··· Given records ···

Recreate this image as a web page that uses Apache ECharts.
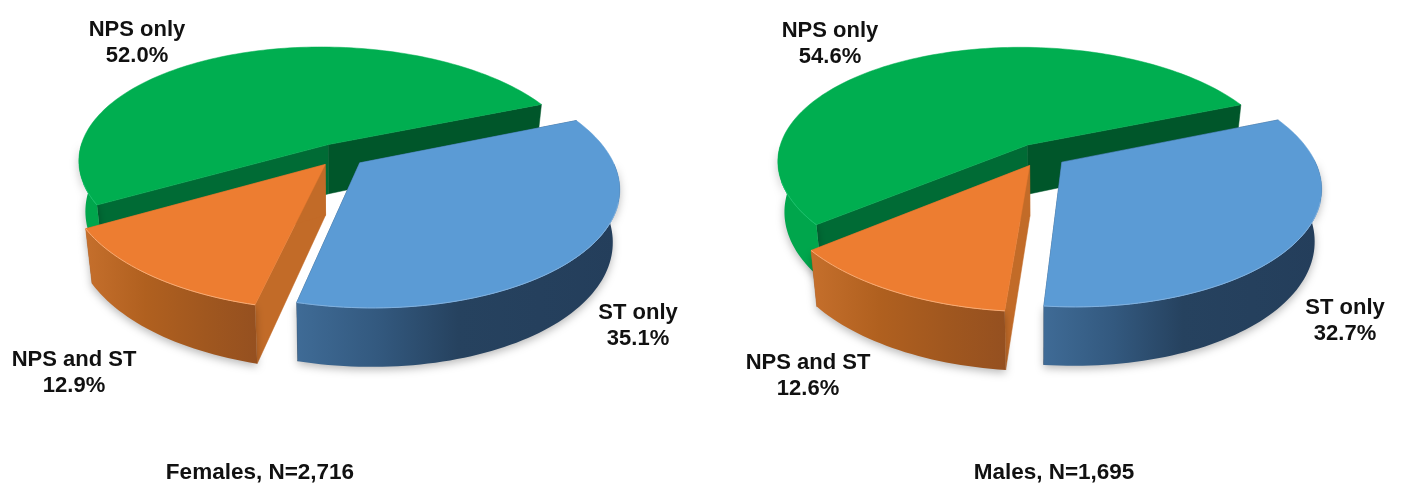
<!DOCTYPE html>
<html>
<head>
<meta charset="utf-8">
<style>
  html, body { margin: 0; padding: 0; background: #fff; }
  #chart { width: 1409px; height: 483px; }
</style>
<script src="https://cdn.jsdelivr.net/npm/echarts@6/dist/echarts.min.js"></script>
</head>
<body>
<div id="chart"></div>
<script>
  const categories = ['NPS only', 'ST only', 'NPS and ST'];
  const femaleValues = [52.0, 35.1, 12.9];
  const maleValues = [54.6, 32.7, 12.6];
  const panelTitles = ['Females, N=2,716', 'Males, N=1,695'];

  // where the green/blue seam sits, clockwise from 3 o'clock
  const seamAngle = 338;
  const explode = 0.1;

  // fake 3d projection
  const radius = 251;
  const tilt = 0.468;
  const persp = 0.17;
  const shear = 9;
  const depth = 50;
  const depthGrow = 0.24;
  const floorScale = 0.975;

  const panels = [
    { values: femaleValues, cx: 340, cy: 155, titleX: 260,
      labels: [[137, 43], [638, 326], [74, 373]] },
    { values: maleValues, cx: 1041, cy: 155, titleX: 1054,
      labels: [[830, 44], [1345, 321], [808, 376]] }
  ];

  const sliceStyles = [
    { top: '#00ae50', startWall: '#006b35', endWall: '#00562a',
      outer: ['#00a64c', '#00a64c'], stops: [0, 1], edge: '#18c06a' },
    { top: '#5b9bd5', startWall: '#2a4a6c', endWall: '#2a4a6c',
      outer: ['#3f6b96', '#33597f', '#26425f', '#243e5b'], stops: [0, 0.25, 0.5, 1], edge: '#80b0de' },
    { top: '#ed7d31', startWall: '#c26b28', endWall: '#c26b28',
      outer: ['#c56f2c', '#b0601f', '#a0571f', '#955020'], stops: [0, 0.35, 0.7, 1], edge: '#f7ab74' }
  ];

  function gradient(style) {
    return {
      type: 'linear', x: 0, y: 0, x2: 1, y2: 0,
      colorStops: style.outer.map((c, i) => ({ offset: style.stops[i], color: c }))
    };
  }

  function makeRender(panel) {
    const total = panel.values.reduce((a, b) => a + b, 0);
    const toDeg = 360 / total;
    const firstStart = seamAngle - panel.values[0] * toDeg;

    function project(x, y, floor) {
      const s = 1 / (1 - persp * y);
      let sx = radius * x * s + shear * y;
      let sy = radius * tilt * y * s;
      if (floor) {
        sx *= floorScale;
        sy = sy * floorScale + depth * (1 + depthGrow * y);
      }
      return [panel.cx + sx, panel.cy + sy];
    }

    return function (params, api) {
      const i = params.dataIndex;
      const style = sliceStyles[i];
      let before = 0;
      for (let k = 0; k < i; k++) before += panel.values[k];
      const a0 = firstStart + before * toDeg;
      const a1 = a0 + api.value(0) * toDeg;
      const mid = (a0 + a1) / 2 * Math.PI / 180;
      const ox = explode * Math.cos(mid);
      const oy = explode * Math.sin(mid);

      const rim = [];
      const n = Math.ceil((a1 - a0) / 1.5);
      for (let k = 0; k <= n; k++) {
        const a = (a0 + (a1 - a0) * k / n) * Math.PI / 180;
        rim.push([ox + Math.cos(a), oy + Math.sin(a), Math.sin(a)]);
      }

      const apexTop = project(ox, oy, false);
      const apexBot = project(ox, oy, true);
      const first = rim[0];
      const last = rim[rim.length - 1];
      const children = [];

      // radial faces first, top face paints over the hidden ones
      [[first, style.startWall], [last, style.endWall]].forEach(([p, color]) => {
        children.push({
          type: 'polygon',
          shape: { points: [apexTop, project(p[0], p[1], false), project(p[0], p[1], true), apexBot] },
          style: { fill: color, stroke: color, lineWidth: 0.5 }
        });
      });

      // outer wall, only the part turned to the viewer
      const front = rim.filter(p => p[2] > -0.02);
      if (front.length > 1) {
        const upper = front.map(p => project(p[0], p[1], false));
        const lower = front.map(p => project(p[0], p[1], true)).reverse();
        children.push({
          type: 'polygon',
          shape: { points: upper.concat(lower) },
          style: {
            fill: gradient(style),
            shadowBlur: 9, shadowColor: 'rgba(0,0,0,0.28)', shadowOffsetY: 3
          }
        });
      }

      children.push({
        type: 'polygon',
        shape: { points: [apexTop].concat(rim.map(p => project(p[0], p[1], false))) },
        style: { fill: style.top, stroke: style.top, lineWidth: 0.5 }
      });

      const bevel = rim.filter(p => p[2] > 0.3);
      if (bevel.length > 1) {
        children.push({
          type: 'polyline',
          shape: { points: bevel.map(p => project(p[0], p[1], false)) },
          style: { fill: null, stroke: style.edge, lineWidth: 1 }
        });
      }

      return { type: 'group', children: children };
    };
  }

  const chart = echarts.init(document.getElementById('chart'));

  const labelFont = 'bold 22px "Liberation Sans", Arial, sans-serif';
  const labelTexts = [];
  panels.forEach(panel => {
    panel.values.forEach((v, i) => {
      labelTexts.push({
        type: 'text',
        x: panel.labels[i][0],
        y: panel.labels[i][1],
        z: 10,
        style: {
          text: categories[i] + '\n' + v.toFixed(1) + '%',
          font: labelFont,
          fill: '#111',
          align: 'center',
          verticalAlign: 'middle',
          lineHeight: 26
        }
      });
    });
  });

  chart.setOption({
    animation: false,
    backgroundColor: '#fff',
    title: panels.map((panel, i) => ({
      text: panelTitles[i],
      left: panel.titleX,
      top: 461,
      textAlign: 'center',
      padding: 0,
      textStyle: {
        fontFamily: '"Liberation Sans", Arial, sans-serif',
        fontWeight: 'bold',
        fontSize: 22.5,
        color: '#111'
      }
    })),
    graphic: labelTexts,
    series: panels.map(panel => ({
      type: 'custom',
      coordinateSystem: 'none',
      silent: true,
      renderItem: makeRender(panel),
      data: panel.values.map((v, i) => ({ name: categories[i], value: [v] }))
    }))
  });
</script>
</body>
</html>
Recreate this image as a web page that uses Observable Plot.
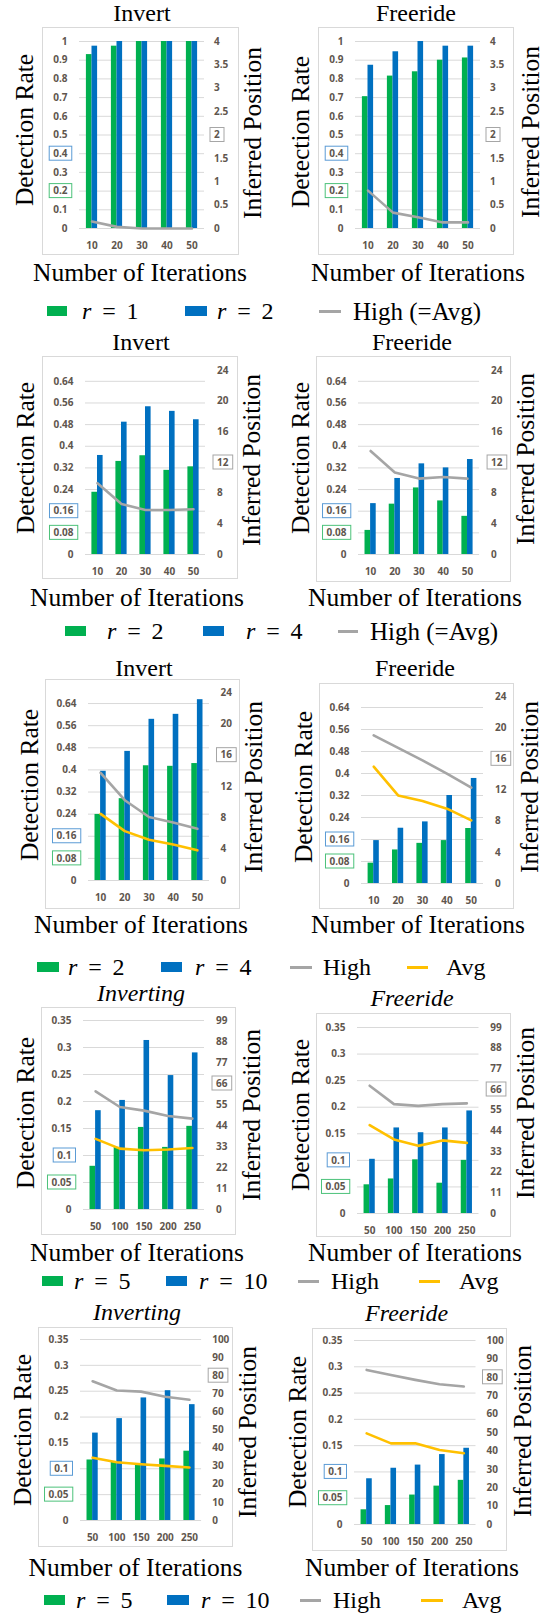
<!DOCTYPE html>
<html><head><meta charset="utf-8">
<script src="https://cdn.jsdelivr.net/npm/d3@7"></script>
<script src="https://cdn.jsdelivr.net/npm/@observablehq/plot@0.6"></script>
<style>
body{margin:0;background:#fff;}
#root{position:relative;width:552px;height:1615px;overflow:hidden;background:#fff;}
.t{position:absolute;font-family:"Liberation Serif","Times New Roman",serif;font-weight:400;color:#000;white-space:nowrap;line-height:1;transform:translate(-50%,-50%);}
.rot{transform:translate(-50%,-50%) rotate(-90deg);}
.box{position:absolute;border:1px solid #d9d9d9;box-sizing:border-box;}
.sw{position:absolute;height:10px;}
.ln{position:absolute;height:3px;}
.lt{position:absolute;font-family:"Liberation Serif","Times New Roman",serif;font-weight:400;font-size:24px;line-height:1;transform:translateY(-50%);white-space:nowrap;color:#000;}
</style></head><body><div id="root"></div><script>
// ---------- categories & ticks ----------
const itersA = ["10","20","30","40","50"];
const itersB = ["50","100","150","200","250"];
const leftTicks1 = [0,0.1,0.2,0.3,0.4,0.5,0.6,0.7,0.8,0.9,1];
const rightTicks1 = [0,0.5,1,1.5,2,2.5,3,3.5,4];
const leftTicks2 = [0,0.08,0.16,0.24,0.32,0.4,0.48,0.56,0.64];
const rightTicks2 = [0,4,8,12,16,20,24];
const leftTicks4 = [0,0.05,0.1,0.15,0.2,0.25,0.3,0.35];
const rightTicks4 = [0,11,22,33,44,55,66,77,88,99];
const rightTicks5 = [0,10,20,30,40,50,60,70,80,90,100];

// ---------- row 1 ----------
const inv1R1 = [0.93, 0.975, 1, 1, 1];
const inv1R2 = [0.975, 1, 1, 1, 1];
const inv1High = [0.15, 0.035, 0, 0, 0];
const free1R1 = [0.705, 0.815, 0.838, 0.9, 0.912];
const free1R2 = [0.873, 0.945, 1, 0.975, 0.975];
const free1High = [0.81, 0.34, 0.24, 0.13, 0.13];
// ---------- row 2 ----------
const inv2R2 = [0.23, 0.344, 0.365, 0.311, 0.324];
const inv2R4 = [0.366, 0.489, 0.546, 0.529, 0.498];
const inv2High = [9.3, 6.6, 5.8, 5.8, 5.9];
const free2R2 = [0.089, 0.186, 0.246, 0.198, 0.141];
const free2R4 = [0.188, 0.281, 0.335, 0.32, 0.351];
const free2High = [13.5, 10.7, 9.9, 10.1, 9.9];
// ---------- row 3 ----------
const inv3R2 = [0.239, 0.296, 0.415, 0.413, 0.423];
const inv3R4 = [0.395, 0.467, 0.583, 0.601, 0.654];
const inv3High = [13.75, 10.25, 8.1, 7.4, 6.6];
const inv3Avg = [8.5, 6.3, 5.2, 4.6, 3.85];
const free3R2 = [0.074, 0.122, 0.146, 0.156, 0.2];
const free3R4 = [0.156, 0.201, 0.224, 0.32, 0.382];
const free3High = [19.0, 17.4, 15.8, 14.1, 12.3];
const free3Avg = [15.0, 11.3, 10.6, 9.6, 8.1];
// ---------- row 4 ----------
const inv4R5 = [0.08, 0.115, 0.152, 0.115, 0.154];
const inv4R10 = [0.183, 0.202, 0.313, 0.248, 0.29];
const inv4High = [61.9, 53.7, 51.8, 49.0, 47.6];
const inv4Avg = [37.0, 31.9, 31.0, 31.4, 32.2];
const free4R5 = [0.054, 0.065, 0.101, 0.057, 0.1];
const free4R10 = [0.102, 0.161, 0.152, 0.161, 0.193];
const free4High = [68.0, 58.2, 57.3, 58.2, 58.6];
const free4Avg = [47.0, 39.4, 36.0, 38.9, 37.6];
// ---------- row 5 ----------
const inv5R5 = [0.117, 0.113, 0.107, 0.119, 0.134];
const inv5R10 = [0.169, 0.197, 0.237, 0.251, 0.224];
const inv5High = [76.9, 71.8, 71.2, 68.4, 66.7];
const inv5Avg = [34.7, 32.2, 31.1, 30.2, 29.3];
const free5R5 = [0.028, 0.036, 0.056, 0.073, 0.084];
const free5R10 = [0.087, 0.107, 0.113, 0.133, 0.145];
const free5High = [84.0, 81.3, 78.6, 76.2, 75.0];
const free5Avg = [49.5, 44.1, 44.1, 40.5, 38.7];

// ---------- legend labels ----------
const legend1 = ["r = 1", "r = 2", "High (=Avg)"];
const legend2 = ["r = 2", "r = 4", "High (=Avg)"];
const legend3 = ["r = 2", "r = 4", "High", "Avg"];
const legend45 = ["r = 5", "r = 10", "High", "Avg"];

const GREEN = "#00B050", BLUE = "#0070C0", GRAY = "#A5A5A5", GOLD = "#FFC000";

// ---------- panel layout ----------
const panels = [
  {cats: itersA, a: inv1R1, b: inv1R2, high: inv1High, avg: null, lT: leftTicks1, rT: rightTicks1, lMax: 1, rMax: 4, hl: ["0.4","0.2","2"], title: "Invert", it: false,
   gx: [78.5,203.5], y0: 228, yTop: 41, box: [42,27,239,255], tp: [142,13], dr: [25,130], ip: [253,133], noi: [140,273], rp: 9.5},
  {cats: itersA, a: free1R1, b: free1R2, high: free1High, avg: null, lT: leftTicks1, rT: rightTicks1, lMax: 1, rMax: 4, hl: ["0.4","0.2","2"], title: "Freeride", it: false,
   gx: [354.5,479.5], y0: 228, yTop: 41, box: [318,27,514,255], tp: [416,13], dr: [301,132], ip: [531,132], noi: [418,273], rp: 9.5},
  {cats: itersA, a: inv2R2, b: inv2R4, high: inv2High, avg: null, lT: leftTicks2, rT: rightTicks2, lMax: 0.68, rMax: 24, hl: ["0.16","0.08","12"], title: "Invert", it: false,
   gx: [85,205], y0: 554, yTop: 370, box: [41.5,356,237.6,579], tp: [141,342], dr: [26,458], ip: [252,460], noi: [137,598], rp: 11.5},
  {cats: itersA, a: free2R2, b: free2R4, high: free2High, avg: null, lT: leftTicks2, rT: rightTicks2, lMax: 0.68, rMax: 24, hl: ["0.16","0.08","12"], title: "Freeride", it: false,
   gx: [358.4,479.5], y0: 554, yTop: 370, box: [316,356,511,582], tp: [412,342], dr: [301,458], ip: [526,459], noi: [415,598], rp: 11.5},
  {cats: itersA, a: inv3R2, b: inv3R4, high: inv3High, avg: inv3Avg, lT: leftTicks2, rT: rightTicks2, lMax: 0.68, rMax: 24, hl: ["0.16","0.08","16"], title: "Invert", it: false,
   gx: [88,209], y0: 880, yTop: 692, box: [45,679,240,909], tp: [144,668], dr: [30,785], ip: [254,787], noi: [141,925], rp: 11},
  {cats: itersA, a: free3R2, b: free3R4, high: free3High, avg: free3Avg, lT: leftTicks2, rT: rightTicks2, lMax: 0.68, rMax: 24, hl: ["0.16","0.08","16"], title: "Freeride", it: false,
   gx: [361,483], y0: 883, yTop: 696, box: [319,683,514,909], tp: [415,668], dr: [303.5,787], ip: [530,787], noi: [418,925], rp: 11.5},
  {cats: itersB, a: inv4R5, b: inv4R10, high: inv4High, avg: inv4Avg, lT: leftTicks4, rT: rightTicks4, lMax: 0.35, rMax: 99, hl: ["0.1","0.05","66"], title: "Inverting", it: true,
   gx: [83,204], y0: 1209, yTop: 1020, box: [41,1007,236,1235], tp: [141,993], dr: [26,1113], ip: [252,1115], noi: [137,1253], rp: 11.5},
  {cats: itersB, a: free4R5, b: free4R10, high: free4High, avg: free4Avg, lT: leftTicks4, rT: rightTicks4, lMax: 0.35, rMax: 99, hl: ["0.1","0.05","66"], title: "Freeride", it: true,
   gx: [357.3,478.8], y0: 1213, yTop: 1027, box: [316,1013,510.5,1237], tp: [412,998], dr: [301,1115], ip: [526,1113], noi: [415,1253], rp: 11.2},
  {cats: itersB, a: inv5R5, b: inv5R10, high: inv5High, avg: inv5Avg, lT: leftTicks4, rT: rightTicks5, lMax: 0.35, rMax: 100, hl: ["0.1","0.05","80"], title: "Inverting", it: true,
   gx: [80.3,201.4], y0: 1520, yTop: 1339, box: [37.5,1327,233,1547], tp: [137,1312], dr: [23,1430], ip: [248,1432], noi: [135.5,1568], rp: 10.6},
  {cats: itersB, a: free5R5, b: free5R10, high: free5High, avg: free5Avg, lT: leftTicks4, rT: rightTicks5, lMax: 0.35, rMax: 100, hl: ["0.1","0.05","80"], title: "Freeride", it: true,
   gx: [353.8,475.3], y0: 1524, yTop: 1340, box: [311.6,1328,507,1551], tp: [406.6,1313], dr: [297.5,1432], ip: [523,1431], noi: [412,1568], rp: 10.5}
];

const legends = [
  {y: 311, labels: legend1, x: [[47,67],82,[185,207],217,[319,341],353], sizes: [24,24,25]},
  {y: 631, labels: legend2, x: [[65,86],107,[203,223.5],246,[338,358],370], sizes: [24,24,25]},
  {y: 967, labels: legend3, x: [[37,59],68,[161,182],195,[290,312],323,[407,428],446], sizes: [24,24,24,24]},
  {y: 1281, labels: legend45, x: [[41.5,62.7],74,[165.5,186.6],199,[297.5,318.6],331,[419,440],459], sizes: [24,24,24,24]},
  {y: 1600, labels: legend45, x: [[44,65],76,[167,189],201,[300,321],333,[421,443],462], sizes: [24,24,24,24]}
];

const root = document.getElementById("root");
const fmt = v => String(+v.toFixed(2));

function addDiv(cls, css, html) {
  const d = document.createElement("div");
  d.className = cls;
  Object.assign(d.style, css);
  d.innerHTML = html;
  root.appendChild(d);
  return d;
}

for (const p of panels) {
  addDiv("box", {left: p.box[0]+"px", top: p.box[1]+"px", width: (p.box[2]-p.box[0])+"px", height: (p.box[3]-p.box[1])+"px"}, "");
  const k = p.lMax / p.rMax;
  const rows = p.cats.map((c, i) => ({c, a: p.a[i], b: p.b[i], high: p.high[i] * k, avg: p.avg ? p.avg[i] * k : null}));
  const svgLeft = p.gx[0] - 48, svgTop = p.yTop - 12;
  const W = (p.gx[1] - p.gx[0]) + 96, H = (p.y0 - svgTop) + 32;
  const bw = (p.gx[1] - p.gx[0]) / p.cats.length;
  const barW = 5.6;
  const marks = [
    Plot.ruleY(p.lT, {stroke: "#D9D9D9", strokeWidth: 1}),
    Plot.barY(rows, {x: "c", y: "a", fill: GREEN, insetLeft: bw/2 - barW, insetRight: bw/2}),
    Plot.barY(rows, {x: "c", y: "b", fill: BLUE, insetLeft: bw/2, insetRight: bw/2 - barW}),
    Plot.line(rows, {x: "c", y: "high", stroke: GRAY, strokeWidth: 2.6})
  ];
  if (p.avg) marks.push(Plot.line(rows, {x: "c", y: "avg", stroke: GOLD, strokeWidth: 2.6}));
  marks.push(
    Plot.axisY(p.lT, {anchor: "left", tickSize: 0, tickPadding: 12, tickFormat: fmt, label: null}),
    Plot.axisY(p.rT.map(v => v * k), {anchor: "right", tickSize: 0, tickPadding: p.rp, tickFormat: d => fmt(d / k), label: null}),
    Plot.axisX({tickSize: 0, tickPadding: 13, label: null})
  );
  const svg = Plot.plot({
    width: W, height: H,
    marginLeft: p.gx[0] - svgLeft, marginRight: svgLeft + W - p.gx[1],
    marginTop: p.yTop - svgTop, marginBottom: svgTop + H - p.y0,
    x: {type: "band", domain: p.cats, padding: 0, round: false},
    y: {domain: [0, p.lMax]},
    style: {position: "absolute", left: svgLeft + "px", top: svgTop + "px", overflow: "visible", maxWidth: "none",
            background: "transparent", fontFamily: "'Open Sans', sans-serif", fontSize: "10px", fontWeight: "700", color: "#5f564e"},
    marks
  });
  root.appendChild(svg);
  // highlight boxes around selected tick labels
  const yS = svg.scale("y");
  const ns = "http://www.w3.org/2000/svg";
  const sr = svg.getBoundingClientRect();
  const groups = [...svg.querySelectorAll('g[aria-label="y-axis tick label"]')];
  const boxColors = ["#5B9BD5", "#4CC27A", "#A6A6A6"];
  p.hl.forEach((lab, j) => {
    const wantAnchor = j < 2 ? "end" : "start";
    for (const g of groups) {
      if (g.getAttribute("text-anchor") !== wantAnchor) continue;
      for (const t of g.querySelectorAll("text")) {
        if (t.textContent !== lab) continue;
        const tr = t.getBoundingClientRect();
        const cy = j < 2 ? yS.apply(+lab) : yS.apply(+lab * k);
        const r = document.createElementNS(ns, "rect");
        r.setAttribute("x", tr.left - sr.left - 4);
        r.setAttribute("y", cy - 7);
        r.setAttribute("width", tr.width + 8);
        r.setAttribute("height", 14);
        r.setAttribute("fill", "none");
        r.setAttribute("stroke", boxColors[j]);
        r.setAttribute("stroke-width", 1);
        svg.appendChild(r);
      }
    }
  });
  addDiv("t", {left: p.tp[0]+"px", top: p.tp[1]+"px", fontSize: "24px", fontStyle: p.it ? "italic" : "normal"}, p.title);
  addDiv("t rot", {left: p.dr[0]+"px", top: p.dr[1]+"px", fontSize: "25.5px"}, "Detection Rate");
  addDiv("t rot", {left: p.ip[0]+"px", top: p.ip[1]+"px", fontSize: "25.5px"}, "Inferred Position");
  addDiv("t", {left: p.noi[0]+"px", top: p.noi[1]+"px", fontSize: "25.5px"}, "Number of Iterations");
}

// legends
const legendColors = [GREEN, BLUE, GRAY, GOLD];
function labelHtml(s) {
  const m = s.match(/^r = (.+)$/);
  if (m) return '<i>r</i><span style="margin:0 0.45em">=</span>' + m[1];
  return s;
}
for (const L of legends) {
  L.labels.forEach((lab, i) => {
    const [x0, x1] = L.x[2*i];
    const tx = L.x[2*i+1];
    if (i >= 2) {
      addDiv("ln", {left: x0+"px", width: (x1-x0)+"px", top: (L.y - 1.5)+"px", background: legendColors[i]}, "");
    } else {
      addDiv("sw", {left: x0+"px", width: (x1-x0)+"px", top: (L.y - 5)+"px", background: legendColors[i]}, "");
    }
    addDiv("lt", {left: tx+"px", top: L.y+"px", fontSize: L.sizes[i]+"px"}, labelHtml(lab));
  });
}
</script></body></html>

···

Write out again, exactly, the lines from the start of the listing up to the line containing "const floorScale = 0.975;", with both ends and without pictures.

Recreate this image as a web page that uses Apache ECharts.
<!DOCTYPE html>
<html>
<head>
<meta charset="utf-8">
<style>
  html, body { margin: 0; padding: 0; background: #fff; }
  #chart { width: 1409px; height: 483px; }
</style>
<script src="https://cdn.jsdelivr.net/npm/echarts@6/dist/echarts.min.js"></script>
</head>
<body>
<div id="chart"></div>
<script>
  const categories = ['NPS only', 'ST only', 'NPS and ST'];
  const femaleValues = [52.0, 35.1, 12.9];
  const maleValues = [54.6, 32.7, 12.6];
  const panelTitles = ['Females, N=2,716', 'Males, N=1,695'];

  // where the green/blue seam sits, clockwise from 3 o'clock
  const seamAngle = 338;
  const explode = 0.1;

  // fake 3d projection
  const radius = 251;
  const tilt = 0.468;
  const persp = 0.17;
  const shear = 9;
  const depth = 50;
  const depthGrow = 0.24;
  const floorScale = 0.975;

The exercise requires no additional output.